Ieder komt op de open plek in de speelruimte zitten, speel dan samen de bewonersactiviteiten uit en verwoord de handelingen tegelijkertijd.  Beste indianen, laten we nog een paar extra takken zoeken voor het vuur. Rapen jullie die grote tak daar op? Breng maar naar de vuurplek. Zullen wij deze kleine takjes naar de vuurplek brengen? Zo, nu hebben we wel genoeg hout. Pakken jullie je twee houten aanmaakstokjes? Wrijf ze heel snel langs elkaar heen. Goed doorwrijven hoor, vuur maken gaat niet heel gemakkelijk! Zie je al wat rook? Blaas maar zachtjes en wrijf goed door. Gaat het al branden? Ja, het brandt! Leg je brandende stokje voorzichtig onder het hout. En nu blazen. Kijk, het vuur wakkert aan! Houd je handen vlakbij het vuur, voel je hoe warm het is?
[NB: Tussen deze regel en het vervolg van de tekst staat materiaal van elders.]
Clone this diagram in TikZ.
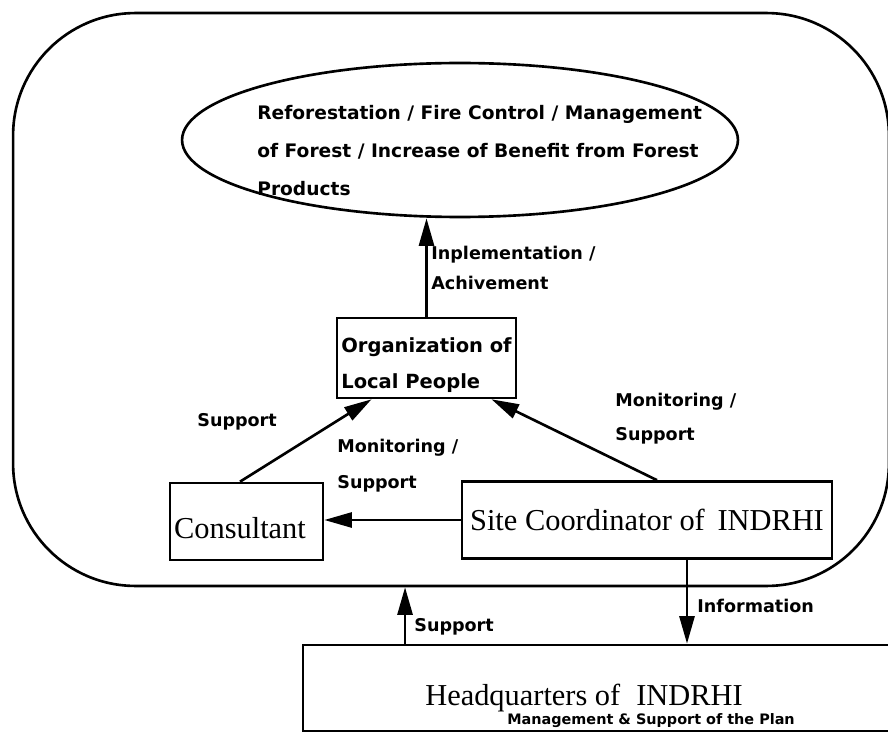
\documentclass[tikz,border=0pt]{standalone}
\usepackage{fontspec}
\setmainfont{Liberation Serif}
\newfontfamily\labfont{DejaVu Sans}
\usetikzlibrary{arrows.meta,shapes.geometric}
\tikzset{
  boxnode/.style={draw, line width=1.5pt, rectangle, inner sep=0pt},
  boxtext/.style={font=\fontsize{17.3}{20}\selectfont},
  lbl/.style={inner sep=0pt, anchor=west, align=left},
  conn/.style={line width=1.5pt, -{Triangle[length=0.55cm,width=0.3cm]}},
}
\begin{document}
\begin{tikzpicture}[x=0.02cm, y=-0.02cm]
\useasboundingbox (0,0) rectangle (888,733);
% outer region
\node (region) [draw, line width=1.5pt, rectangle, rounded corners=2.45cm,
  minimum width=17.52cm, minimum height=11.46cm, inner sep=0pt] at (451,299.5) {};
% ellipse
\node (ell) [draw, line width=1.5pt, ellipse, minimum width=11.12cm,
  minimum height=3.08cm, inner sep=0pt] at (460,140) {};
\node (elltext) [lbl, font=\labfont\bfseries\fontsize{10.6}{21.6}\selectfont]
  at (257,151) {Reforestation / Fire Control / Management\\of Forest / Increase of Benefit from Forest\\Products};
% boxes
\node (orgp) [boxnode, minimum width=3.58cm, minimum height=1.6cm] at (426.5,358) {};
\node (orgtext) [lbl, font=\labfont\bfseries\fontsize{11.1}{20.5}\selectfont]
  at (341,365) {Organization of\\Local People};
\node (cons) [boxnode, minimum width=3.06cm, minimum height=1.54cm] at (246.5,521.5) {};
\node (constext) [boxtext, inner sep=0pt] at (240,528) {Consultant};
\node (site) [boxnode, boxtext, minimum width=7.4cm, minimum height=1.54cm] at (647,520) {Site Coordinator of\, INDRHI};
\node (hq) [boxnode, minimum width=11.84cm, minimum height=1.72cm] at (599,688) {};
\node (hqtext) [lbl, boxtext] at (425,698) {Headquarters of \;INDRHI};
\node (hqsub) [lbl, font=\labfont\bfseries\fontsize{8.2}{11}\selectfont] at (507,721) {Management \& Support of the Plan};
% labels
\node (impl) [lbl, font=\labfont\bfseries\fontsize{10}{17}\selectfont] at (431,268) {Inplementation /\\Achivement};
\node (supl) [lbl, font=\labfont\bfseries\fontsize{10}{17}\selectfont] at (197,422) {Support};
\node (monm) [lbl, font=\labfont\bfseries\fontsize{10}{20.5}\selectfont] at (337,466) {Monitoring /\\Support};
\node (monr) [lbl, font=\labfont\bfseries\fontsize{10}{19.5}\selectfont] at (615,419) {Monitoring /\\Support};
\node (info) [lbl, font=\labfont\bfseries\fontsize{10}{17}\selectfont] at (697,606) {Information};
\node (supb) [lbl, font=\labfont\bfseries\fontsize{10}{17}\selectfont] at (414,627) {Support};
% connectors
\draw[conn] (orgp.north) -- (orgp.north |- ell.south);
\draw[conn] ([xshift=-0.13cm]cons.north) -- ([xshift=-1.1cm]orgp.south);
\draw[conn] ([xshift=0.2cm]site.north) -- ([xshift=1.3cm]orgp.south);
\draw[conn] (site.west) -- (site.west -| cons.east);
\draw[conn] ([xshift=0.8cm]site.south) -- ([xshift=0.8cm]site.south |- hq.north);
\draw[conn] ([xshift=-3.88cm]hq.north) -- ([xshift=-3.88cm]hq.north |- region.south);
\end{tikzpicture}
\end{document}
Speel alle activiteiten samen uit. Vraag hen wat ze nog meer doen, zodat ze spelideeën hebben voor de spelsituatie.

Spelsituatie

De kinderen spelen nu in hun eigen hut. Laat dit een tien minuten duren. Door in rol langs de hutten te gaan begeleid  je waar het spel niet vloeiend verloopt. Wat zijn ze aan het doen  of willen ze gaan doen. Refereer aan de activiteiten uit de speltraining, als de kinderen niets weten te verzinnen. Speel even mee en verlaat dan de hut. Zeg dat je straks (in rol) nog even terugkomt om het resultaat van hun werk te bekijken.
Spelafronding
Kom  samen met de kinderen op de open plek. Wat waren de indianen aan het doen? Welk groepje wil de anderen laten zien wat ze aan het doen waren? Laat enkele of alle groepjes korte tijd voorspelen. Kunnen de kijkers vertellen wat zij hebben gezien en gehoord?  Ruim met elkaar het dorp op, of laat het nog even staan, zodat ze er later nog zelfstandig in kunnen spelen.